L’arrivée massive de la diversification métallique dès le XXe siècle a une influence majeure sur les dynamiques économiques en cours aujourd’hui.

Sur la question de l’économie circulaire, la Commission européenne s’y intéresse de près et cherche à développer des modèles vertueux et cohérents à l’échelle territoriale…  

Il est possible d’apporter plus de cohérence mais cela nécessite de travailler sur l’objet. Il y a donc une question de territorialisation des filières métalliques d’une part et de questionnement de notre rapport au métal d’autre part. Si nous utilisons du métal c’est parce qu’il est très résistant (pour la plupart d’entre eux)et le jeter à la poubelle ou le mettre en décharge est une aberration.

Néanmoins, il faut que le recyclage soit envisagé mais en dernier recours. La première chose à faire est de développer des filières qui durent dans le temps pour ne pas se poser la question de la fin de vie aussi rapidement. Et à titre individuel et collectif, nous devons aussi nous demander : de quoi avons-nous réellement besoin pour nos usages du quotidien ? 

La sobriété est tout autant essentielle et la pensée de Philippe Bihouix est en ce sens cruciale : il faut privilégier les dispositifs dont les fonctionnalités sont simplifiées et arrêter de penser qu’un smartphone peut remplacer tous nos usages.

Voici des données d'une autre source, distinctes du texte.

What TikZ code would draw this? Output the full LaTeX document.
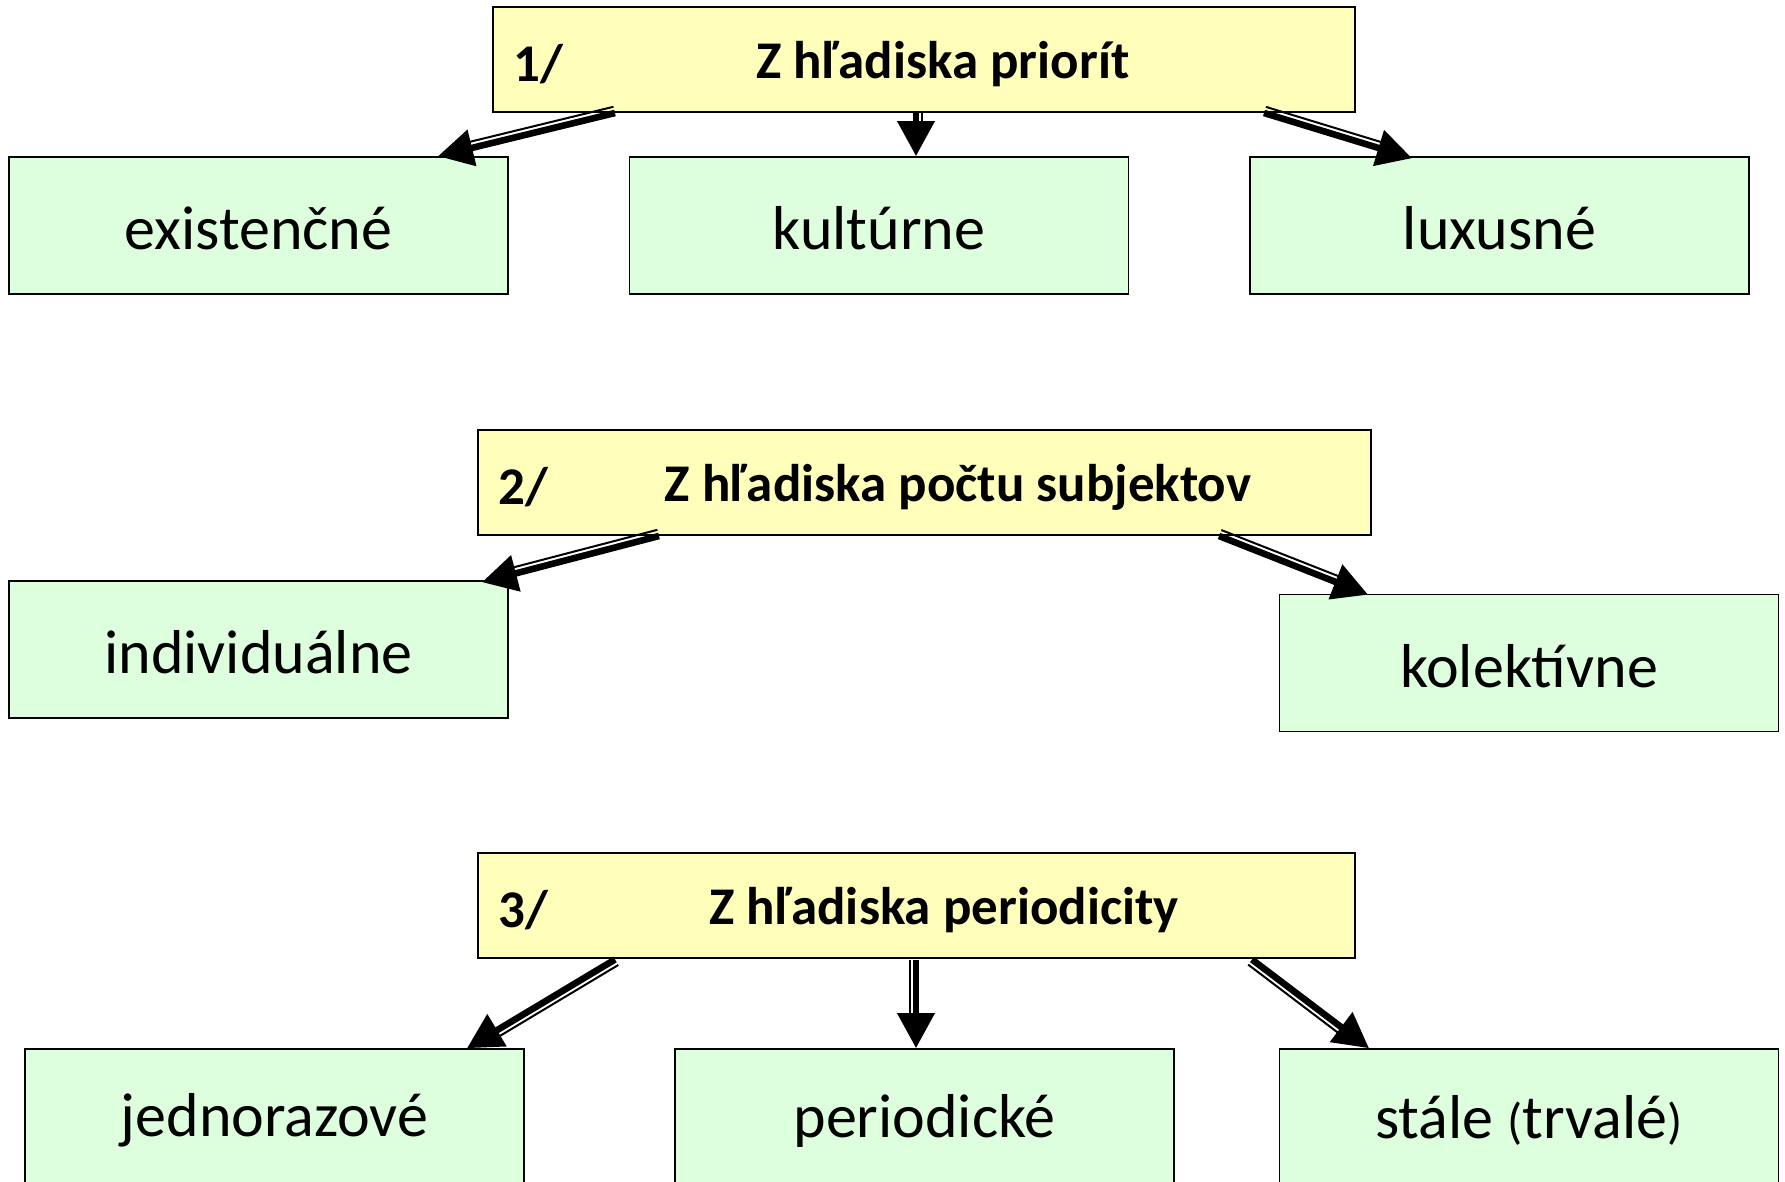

Il nous faut aller au-delà de la sobriété numérique et tendre vers la sobriété tout court. Je suis pour le fait qu’on parvienne à retirer le numérique partout où c’est possible. Il faut garder le numérique uniquement dans les fonctions essentielles comme l’industrie, la réflexion collective, la santé ou encore le système bancaire.

Je ne demande pas de révolution contre le numérique mais je n’en ai pas besoin pour bon nombre de mes usages personnels et pourtant on me l’impose au quotidien. J’aimerais à minima que l’on me propose une version numérique et non-numérique pour les services auxquels j’accède pour par exemple envoyer un colis ou encore valider une opération bancaire.